Just as it is nearly impossible to convince someone who has never owned a home or a car that those acquisitions will not necessarily provide the happiness they expect, so too, an author has to learn through direct experience, for him or herself, that ageless Zen lesson: "Before publishing, chop wood and carry water; after publishing, chop wood and carry water." Our lives have a life of their own, regardless of our external successes and failures. I actually had a friend whose books once occupied both the number one and the number two slots on the New York Times best-seller list in the same week! He told me that it incidentally happened to coincide with one of the most deeply painful and difficult emotional periods of his life. Clearly, there simply isn't a meaningful, qualitative shift that occurs in our lives due to any outside source or achievement. We bring our sense of satisfaction and accomplishment into life; we can't hope to extract it from the events that happen out there. So if in the eyes of my old friend, I looked extremely "accomplished," in my own view, to borrow a phrase she used about herself, "I can barely use a spoon."

Her own story was that she had been inseparable from her younger brother when growing up, and when she was 20 and he 17, a wave snapped his neck and made him a quadriplegic for life, and she a lifetime caregiver, not only of him, but eventually of both her parents as well. She described beginning her day--for decades--at five in the morning, in order to go and help him before going to her own full-time job, then returning each night to drain his kidneys. She sat long hours and days by his bedside during his not infrequent, prolonged hospital visits, since he was unable to even ring for a nurse. Between her brother and parents, she described herself as handling everything: "...finances, emotional needs, living arrangements, groceries, overseeing their medical care, hiring doctors, terminating others, underwear, making them feel safe when it seemed impossible... my father had Parkinson's Disease for over 45 years, and my mom functioned with only 23 percent of her heart. I was the other 77 percent."

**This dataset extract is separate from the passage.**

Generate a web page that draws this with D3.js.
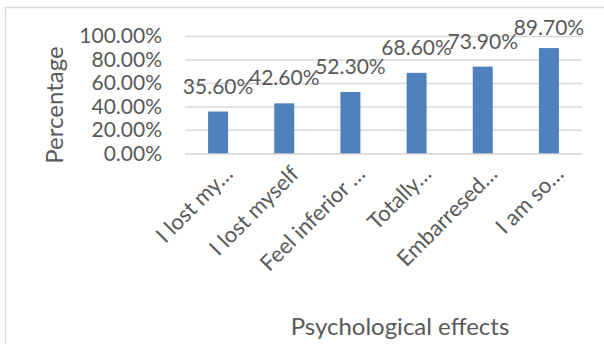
<!DOCTYPE html>
<html>
<head>
<meta charset="utf-8">
<script src="https://cdn.jsdelivr.net/npm/d3@7"></script>
<style>
  html, body { margin: 0; padding: 0; background: #fff; }
  svg { display: block; font-family: Lato, "Open Sans", sans-serif; }
</style>
</head>
<body>
<svg id="chart" width="604" height="344"></svg>
<script>
// Share of respondents reporting each psychological effect
const categories = ["I lost my…", "I lost myself", "Feel inferior …", "Totally…", "Embarresed…", "I am so…"];
const values = [0.356, 0.426, 0.523, 0.686, 0.739, 0.897];
const yTicks = [0, 0.2, 0.4, 0.6, 0.8, 1.0];
const yTitle = "Percentage";
const xTitle = "Psychological effects";

const W = 604, H = 344;
const plot = { left: 185, right: 582, top: 36, bottom: 153.3 };
const textColor = "#595959";
const gridColor = "#d9d9d9";
const barColor = "#4f81bd";
const numSize = 21;     // tick and value labels
const catSize = 22;     // category labels
const titleSize = 24;   // axis titles

const svg = d3.select("#chart");

// Chart area outline
svg.append("rect")
  .attr("x", 5.5).attr("y", 7.5)
  .attr("width", W + 20).attr("height", H + 20)
  .attr("fill", "none").attr("stroke", gridColor).attr("stroke-width", 1.5);

const x = d3.scaleBand().domain(categories).range([plot.left, plot.right]);
const y = d3.scaleLinear().domain([0, 1]).range([plot.bottom, plot.top]);
const fmt = d3.format(".2%");

// Gridlines and value axis labels
const yAxis = d3.axisLeft(y).tickValues(yTicks).tickFormat(fmt)
  .tickSize(-(plot.right - plot.left)).tickPadding(23);
const gy = svg.append("g").attr("transform", `translate(${plot.left},0)`).call(yAxis);
gy.select(".domain").remove();
gy.selectAll(".tick line").attr("stroke", gridColor).attr("stroke-width", 1.5);
gy.selectAll(".tick text")
  .attr("fill", textColor).attr("font-size", numSize)
  .attr("font-family", "Lato, sans-serif");

// Category axis with slanted labels
const xAxis = d3.axisBottom(x).tickSize(0).tickPadding(0);
const gx = svg.append("g").attr("transform", `translate(0,${plot.bottom})`).call(xAxis);
gx.select(".domain").attr("stroke", gridColor).attr("stroke-width", 1.5);
gx.selectAll(".tick text")
  .attr("fill", textColor).attr("font-size", catSize)
  .attr("font-family", "Lato, sans-serif")
  .attr("text-anchor", "end")
  .attr("y", 0).attr("dy", null)
  .attr("transform", "translate(16,22) rotate(-45)");

// Bars
const barW = 20;
svg.append("g").selectAll("rect").data(values).join("rect")
  .attr("x", (d, i) => x(categories[i]) + x.bandwidth() / 2 - barW / 2)
  .attr("y", d => y(d))
  .attr("width", barW)
  .attr("height", d => y(0) - y(d))
  .attr("fill", barColor);

// Value labels
svg.append("g").selectAll("text").data(values).join("text")
  .attr("x", (d, i) => x(categories[i]) + x.bandwidth() / 2)
  .attr("y", d => Math.max(y(d) - 18, 35))
  .attr("text-anchor", "middle")
  .attr("fill", textColor).attr("font-size", numSize)
  .text(d => fmt(d));

// Axis titles
svg.append("text")
  .attr("transform", `translate(57,105) rotate(-90)`)
  .attr("text-anchor", "middle").attr("dominant-baseline", "middle")
  .attr("fill", textColor).attr("font-size", titleSize)
  .text(yTitle);

svg.append("text")
  .attr("x", 400).attr("y", 335)
  .attr("text-anchor", "middle")
  .attr("fill", textColor).attr("font-size", titleSize)
  .text(xTitle);
</script>
</body>
</html>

She went through two marriages in the midst of all this, and eventually stopped working after 31 years when the needs of her family began to demand all of her time, until one by one, she eventually lost all three of them. Her story leaves us with many questions:

Is she "accomplished" or is she an "underachiever?" How do we make that assessment, and based on what system of values? Which weighs more on the What Really Matters scale, a life of selfless, loving service to loved ones, or a couple of published books? How do we measure the value of our time, how we spend it, who we share it with, and what "gets done" in a day, a week, or a lifetime? Are we on an ongoing journey of soul-making or a desperate race to carve out a reputation that is only as solid and permanent as that of Shelley's Ozymandias, "king of kings," who was ultimately reduced to the "decay of that colossal wreck, boundless and bare," beside which "The lone and level sands stretch far away"? Poet Mary Oliver put all of this together into a single, powerful question, that I offer here, by way of conclusion:

"What will you do with your one wild and precious life?"